The Dow Jones Industrial Average rose by around 600 points, or 0.6%, reaching the 49,600 mark due to gains in pharmaceutical stocks. Meanwhile, the S&P 500 fell by 0.5% and the Nasdaq Composite dropped 1.4%, with semiconductor and software stocks experiencing declines. A shift from technology to economically sensitive shares is ongoing amidst concerns about AI disruption.
Eli Lilly and Company surged over 7% after surpassing analyst expectations with fourth-quarter earnings of $7.54 per share on $19.29 billion in revenue. Their weight-loss drug Zepbound generated $4.2 billion in US revenue, while 2026 revenue guidance was set at $80 to $83 billion. This contrasted with Novo Nordisk A/S, which projected up to a 13% decline in sales and profit for this year.
Advanced Micro Devices Outlook
Advanced Micro Devices Inc. saw a 14% drop after its first-quarter guidance fell short of expectations amid an AI spending boom. AMD projected $9.8 billion in revenue, despite reporting record fourth-quarter earnings. The guidance led to a decline in semiconductor stocks like Broadcom Inc. and Micron Technology Inc.
Private-sector employment added just 22,000 jobs in January, below forecasts, according to the ADP report. The nonfarm payrolls report was delayed due to a partial government shutdown.
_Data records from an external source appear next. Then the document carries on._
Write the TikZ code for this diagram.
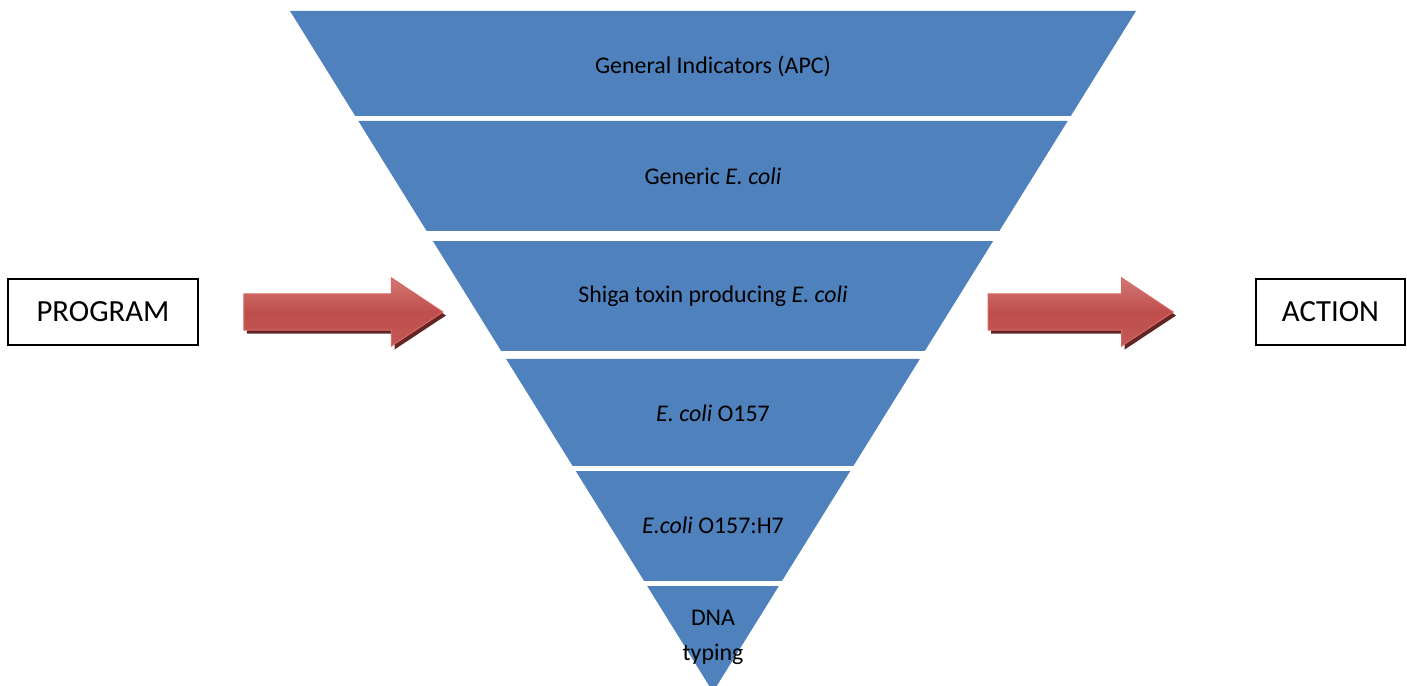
\documentclass[tikz,border=0pt]{standalone}
\usepackage{fontspec}
\setmainfont{Carlito}
\usetikzlibrary{positioning,calc,shapes.arrows,shadows}
\definecolor{funnelblue}{RGB}{79,129,189}
\definecolor{arrowred}{RGB}{190,78,75}
\definecolor{arrowlight}{RGB}{210,120,117}
\definecolor{arrowedge}{RGB}{212,104,101}
\definecolor{arrowshadow}{RGB}{99,37,35}

\begin{document}
\begin{tikzpicture}[x=0.02cm, y=-0.02cm,
band/.style={fill=funnelblue},
txt/.style={font=\fontsize{13.6}{19.9}\selectfont, text=black},
labelbox/.style={draw, line width=1.1pt, minimum height=1.32cm,
  font=\fontsize{17.5}{21}\selectfont},
redarrow/.style={single arrow, draw=arrowedge, line width=0.6pt,
  top color=arrowlight, bottom color=arrowred!94!white, middle color=arrowred,
  single arrow tip angle=67, single arrow head extend=0.32cm,
  inner xsep=0pt, inner ysep=0.35cm, outer sep=0pt,
  drop shadow={shadow xshift=0.06cm, shadow yshift=-0.07cm,
    fill=arrowshadow, opacity=1}}]
\useasboundingbox (0,0) rectangle (1407,686);

% funnel, cut into bands
\coordinate (tl) at (290,11);
\coordinate (tr) at (1136,11);
\coordinate (ap) at (713,692);
\foreach \t/\b in {11/116,121/231,241/351,359/466,471/581,586/692}{
  \pgfmathsetmacro\ft{(\t-11)/681}
  \pgfmathsetmacro\fb{(\b-11)/681}
  \fill[band] ($(tl)!\ft!(ap)$) -- ($(tr)!\ft!(ap)$)
    -- ($(tr)!\fb!(ap)$) -- ($(tl)!\fb!(ap)$) -- cycle;
}

\node[txt] (apc) at (713,66) {General Indicators (APC)};
\node[txt] (generic) at (713,176) {Generic \textit{E. coli}};
\node[txt] (stec) at (713,296) {Shiga toxin producing \textit{E. coli}};
\node[txt] (o157) at (713,413) {\textit{E. coli} O157};
\node[txt] (h7) at (713,525) {\textit{E.coli} O157:H7};
\node[txt, align=center] (dna) at (713,637) {DNA\\typing};

% side boxes and arrows
\node[labelbox, minimum width=3.8cm] (prog) at (103,312) {PROGRAM};
\node[labelbox, minimum width=2.98cm] (act) at (1330.5,312) {ACTION};
\node[redarrow, minimum height=3.98cm, right=0.9cm of prog] (toFunnel) {};
\node[redarrow, minimum height=3.7cm, left=1.64cm of act] (toAction) {};
\end{tikzpicture}
\end{document}
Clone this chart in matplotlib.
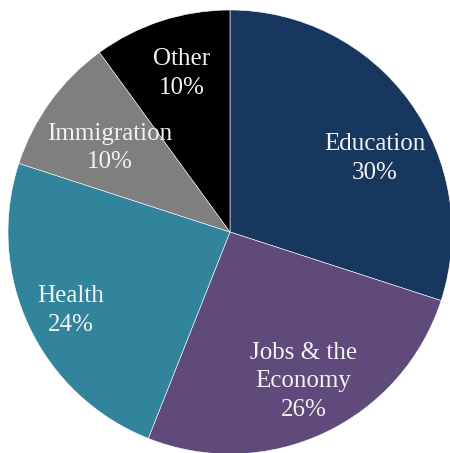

ISM Services PMI remained stable at 53.8, showing consistent expansion in the services sector despite inflationary pressures.
Software stocks continued to decline over concerns about AI’s impact on traditional business models. Companies like Salesforce Inc., Oracle Corporation, and CrowdStrike Holdings Inc. extended losses. The iShares Expanded Tech-Software Sector ETF fell over 14% in recent sessions. Gold rose to about $5,050 per ounce as a safe-haven asset amidst technology sector uncertainty.
Positioning For Divergence
Based on the market’s clear rotation, we should position for continued divergence between sectors. This involves favoring long positions in pharmaceuticals and other economically sensitive areas while considering short positions in technology, particularly software and semiconductors. The split performance between the Dow and the Nasdaq yesterday reinforces that this trend has momentum.
Eli Lilly’s massive earnings beat makes it a prime candidate for bullish options strategies like buying call spreads to manage cost. With LLY solidifying its 60.5% market share in a US obesity and diabetes drug market projected to exceed $100 billion annually by 2030, its momentum appears fundamentally justified. This strength stands in stark contrast to competitors and provides a clear long opportunity within the healthcare space.
On the other side of the trade, the severe punishment of AMD despite a revenue beat signals that the AI chip sector was priced for absolute perfection. After the semiconductor index rallied over 80% in 2025, this pullback may have further to run. We can look at buying puts or bear put spreads on the broader semiconductor ETFs to hedge against or profit from continued weakness.
The rout in software stocks is a strong signal of deep investor fear about AI disruption, with sentiment described as being in capitulation. The iShares software ETF has seen record weekly outflows recently, confirming this flight from the sector. We should consider maintaining or initiating bearish positions here until a clear technical bottom is established.
The conflicting economic data, with a weak ADP jobs report but a strong ISM Services PMI, creates significant uncertainty. This tension will come to a head with the delayed Nonfarm Payrolls report, which we should watch closely. The historical disconnect we’ve seen between ADP and NFP, especially in early 2025, suggests preparing for a volatile market reaction by using straddles on major indices.
Gold’s push above $5,050 an ounce confirms the defensive mood as capital flees the turmoil in technology. This move is supported by continued central bank buying, which hit record levels in late 2025, and persistent inflation concerns from the ISM report. Using derivatives on gold or gold miners offers a direct hedge against further market chop and a potential safe-haven play.